Set all the material down again unchanged, without the pictures.

====

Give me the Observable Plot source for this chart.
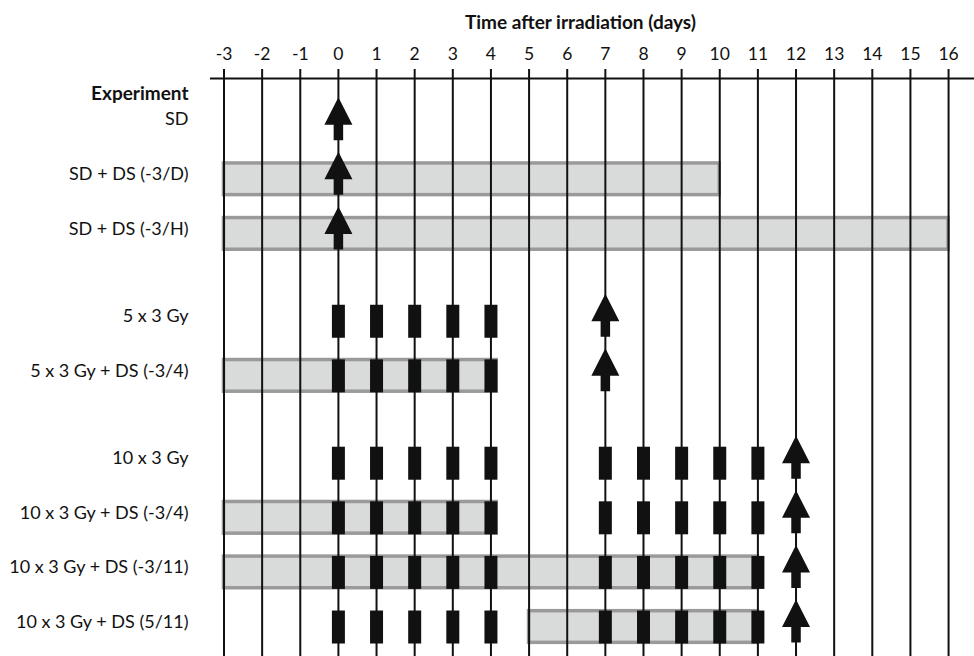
<!DOCTYPE html>
<html>
<head>
<meta charset="utf-8">
<script src="https://cdn.jsdelivr.net/npm/d3@7"></script>
<script src="https://cdn.jsdelivr.net/npm/@observablehq/plot@0.6"></script>
<style>
  html, body { margin: 0; padding: 0; background: #fff; }
  #chart svg { display: block; }
</style>
</head>
<body>
<div id="chart"></div>
<script>
// ---- data ----
const days = [-3, -2, -1, 0, 1, 2, 3, 4, 5, 6, 7, 8, 9, 10, 11, 12, 13, 14, 15, 16];
const experiments = [
  "SD",
  "SD + DS (-3/D)",
  "SD + DS (-3/H)",
  "5 x 3 Gy",
  "5 x 3 Gy + DS (-3/4)",
  "10 x 3 Gy",
  "10 x 3 Gy + DS (-3/4)",
  "10 x 3 Gy + DS (-3/11)",
  "10 x 3 Gy + DS (5/11)"
];
const groups = [1, 1, 1, 2, 2, 3, 3, 3, 3];
const dsStart = [null, -3, -3, null, -3, null, -3, -3, 5];
const dsEnd = [null, 10, 16, null, 4.15, null, 4.15, 11, 11];
const fractionDays = [
  [], [], [],
  [0, 1, 2, 3, 4],
  [0, 1, 2, 3, 4],
  [0, 1, 2, 3, 4, 7, 8, 9, 10, 11],
  [0, 1, 2, 3, 4, 7, 8, 9, 10, 11],
  [0, 1, 2, 3, 4, 7, 8, 9, 10, 11],
  [0, 1, 2, 3, 4, 7, 8, 9, 10, 11]
];
const arrowDay = [0, 0, 0, 7, 7, 12, 12, 12, 12];

// ---- layout ----
const GROUP_GAP = 0.6;
const BAR_HALF = 0.29;
const Y_DOMAIN = [-0.846, 9.74];
const X_DOMAIN = [-3.354, 16.68];

const rows = experiments.map((name, i) => ({
  name,
  pos: i + GROUP_GAP * (groups[i] - 1),
  start: dsStart[i],
  end: dsEnd[i],
  doses: fractionDays[i],
  arrow: arrowDay[i]
}));
const dsBars = rows.filter(r => r.start != null);
const doses = rows.flatMap(r => r.doses.map(d => ({day: d, pos: r.pos})));
const arrows = rows.map(r => ({day: r.arrow, pos: r.pos}));

const doseSymbol = {
  draw(ctx) { ctx.rect(-6.5, -16.5, 13, 33); }
};
const arrowSymbol = {
  draw(ctx) {
    ctx.moveTo(0, -27.5);
    ctx.lineTo(14, 0);
    ctx.lineTo(4.75, 0);
    ctx.lineTo(4.75, 15.5);
    ctx.lineTo(-4.75, 15.5);
    ctx.lineTo(-4.75, 0);
    ctx.lineTo(-14, 0);
    ctx.closePath();
  }
};

const chart = Plot.plot({
  width: 974,
  height: 656,
  marginLeft: 210,
  marginRight: 0,
  marginTop: 78,
  marginBottom: 0,
  style: {fontFamily: "Lato, sans-serif", fontSize: "16px", color: "#111", background: "#fff"},
  x: {domain: X_DOMAIN, axis: null},
  y: {domain: Y_DOMAIN, reverse: true, axis: null},
  marks: [
    Plot.rect(dsBars, {
      x1: "start", x2: "end",
      y1: d => d.pos - BAR_HALF, y2: d => d.pos + BAR_HALF,
      fill: "#d9dbda", stroke: "#9a9a9a", strokeWidth: 3.5
    }),
    Plot.ruleX(days, {stroke: "#111", strokeWidth: 2, insetTop: -9}),
    Plot.ruleY([Y_DOMAIN[0]], {stroke: "#111", strokeWidth: 2}),
    Plot.dot(doses, {x: "day", y: "pos", symbol: doseSymbol, r: 5, fill: "#111", stroke: "none"}),
    Plot.dot(arrows, {x: "day", y: "pos", symbol: arrowSymbol, r: 5, fill: "#111", stroke: "none"}),
    Plot.text(days, {x: d => d, text: d => String(d), frameAnchor: "top", dy: -31, fontSize: 17.5, fill: "#111"}),
    Plot.text(rows, {y: "pos", text: "name", frameAnchor: "left", textAnchor: "end", dx: -22, dy: -5, fontSize: 18, fill: "#111"}),
    Plot.text(["Experiment"], {frameAnchor: "top-left", textAnchor: "end", dx: -22, dy: 8, fontSize: 19, fontWeight: "bold", fill: "#111"}),
    Plot.text(["Time after irradiation (days)"], {frameAnchor: "top", dx: -12, dy: -63, fontSize: 19, fontWeight: "bold", fill: "#111"})
  ]
});
document.getElementById("chart").appendChild(chart);
</script>
</body>
</html>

====

▶ _SOLUTION TO THIS EXERCISE_:
Give me the Observable Plot source for this chart.
<!DOCTYPE html>
<html>
<head>
<meta charset="utf-8">
<script src="https://cdn.jsdelivr.net/npm/d3@7"></script>
<script src="https://cdn.jsdelivr.net/npm/@observablehq/plot@0.6"></script>
<style>
  html, body { margin: 0; padding: 0; background: #fff; }
  #chart svg { display: block; }
</style>
</head>
<body>
<div id="chart"></div>
<script>
// ---- data ----
const days = [-3, -2, -1, 0, 1, 2, 3, 4, 5, 6, 7, 8, 9, 10, 11, 12, 13, 14, 15, 16];
const experiments = [
  "SD",
  "SD + DS (-3/D)",
  "SD + DS (-3/H)",
  "5 x 3 Gy",
  "5 x 3 Gy + DS (-3/4)",
  "10 x 3 Gy",
  "10 x 3 Gy + DS (-3/4)",
  "10 x 3 Gy + DS (-3/11)",
  "10 x 3 Gy + DS (5/11)"
];
const groups = [1, 1, 1, 2, 2, 3, 3, 3, 3];
const dsStart = [null, -3, -3, null, -3, null, -3, -3, 5];
const dsEnd = [null, 10, 16, null, 4.15, null, 4.15, 11, 11];
const fractionDays = [
  [], [], [],
  [0, 1, 2, 3, 4],
  [0, 1, 2, 3, 4],
  [0, 1, 2, 3, 4, 7, 8, 9, 10, 11],
  [0, 1, 2, 3, 4, 7, 8, 9, 10, 11],
  [0, 1, 2, 3, 4, 7, 8, 9, 10, 11],
  [0, 1, 2, 3, 4, 7, 8, 9, 10, 11]
];
const arrowDay = [0, 0, 0, 7, 7, 12, 12, 12, 12];

// ---- layout ----
const GROUP_GAP = 0.6;
const BAR_HALF = 0.29;
const Y_DOMAIN = [-0.846, 9.74];
const X_DOMAIN = [-3.354, 16.68];

const rows = experiments.map((name, i) => ({
  name,
  pos: i + GROUP_GAP * (groups[i] - 1),
  start: dsStart[i],
  end: dsEnd[i],
  doses: fractionDays[i],
  arrow: arrowDay[i]
}));
const dsBars = rows.filter(r => r.start != null);
const doses = rows.flatMap(r => r.doses.map(d => ({day: d, pos: r.pos})));
const arrows = rows.map(r => ({day: r.arrow, pos: r.pos}));

const doseSymbol = {
  draw(ctx) { ctx.rect(-6.5, -16.5, 13, 33); }
};
const arrowSymbol = {
  draw(ctx) {
    ctx.moveTo(0, -27.5);
    ctx.lineTo(14, 0);
    ctx.lineTo(4.75, 0);
    ctx.lineTo(4.75, 15.5);
    ctx.lineTo(-4.75, 15.5);
    ctx.lineTo(-4.75, 0);
    ctx.lineTo(-14, 0);
    ctx.closePath();
  }
};

const chart = Plot.plot({
  width: 974,
  height: 656,
  marginLeft: 210,
  marginRight: 0,
  marginTop: 78,
  marginBottom: 0,
  style: {fontFamily: "Lato, sans-serif", fontSize: "16px", color: "#111", background: "#fff"},
  x: {domain: X_DOMAIN, axis: null},
  y: {domain: Y_DOMAIN, reverse: true, axis: null},
  marks: [
    Plot.rect(dsBars, {
      x1: "start", x2: "end",
      y1: d => d.pos - BAR_HALF, y2: d => d.pos + BAR_HALF,
      fill: "#d9dbda", stroke: "#9a9a9a", strokeWidth: 3.5
    }),
    Plot.ruleX(days, {stroke: "#111", strokeWidth: 2, insetTop: -9}),
    Plot.ruleY([Y_DOMAIN[0]], {stroke: "#111", strokeWidth: 2}),
    Plot.dot(doses, {x: "day", y: "pos", symbol: doseSymbol, r: 5, fill: "#111", stroke: "none"}),
    Plot.dot(arrows, {x: "day", y: "pos", symbol: arrowSymbol, r: 5, fill: "#111", stroke: "none"}),
    Plot.text(days, {x: d => d, text: d => String(d), frameAnchor: "top", dy: -31, fontSize: 17.5, fill: "#111"}),
    Plot.text(rows, {y: "pos", text: "name", frameAnchor: "left", textAnchor: "end", dx: -22, dy: -5, fontSize: 18, fill: "#111"}),
    Plot.text(["Experiment"], {frameAnchor: "top-left", textAnchor: "end", dx: -22, dy: 8, fontSize: 19, fontWeight: "bold", fill: "#111"}),
    Plot.text(["Time after irradiation (days)"], {frameAnchor: "top", dx: -12, dy: -63, fontSize: 19, fontWeight: "bold", fill: "#111"})
  ]
});
document.getElementById("chart").appendChild(chart);
</script>
</body>
</html>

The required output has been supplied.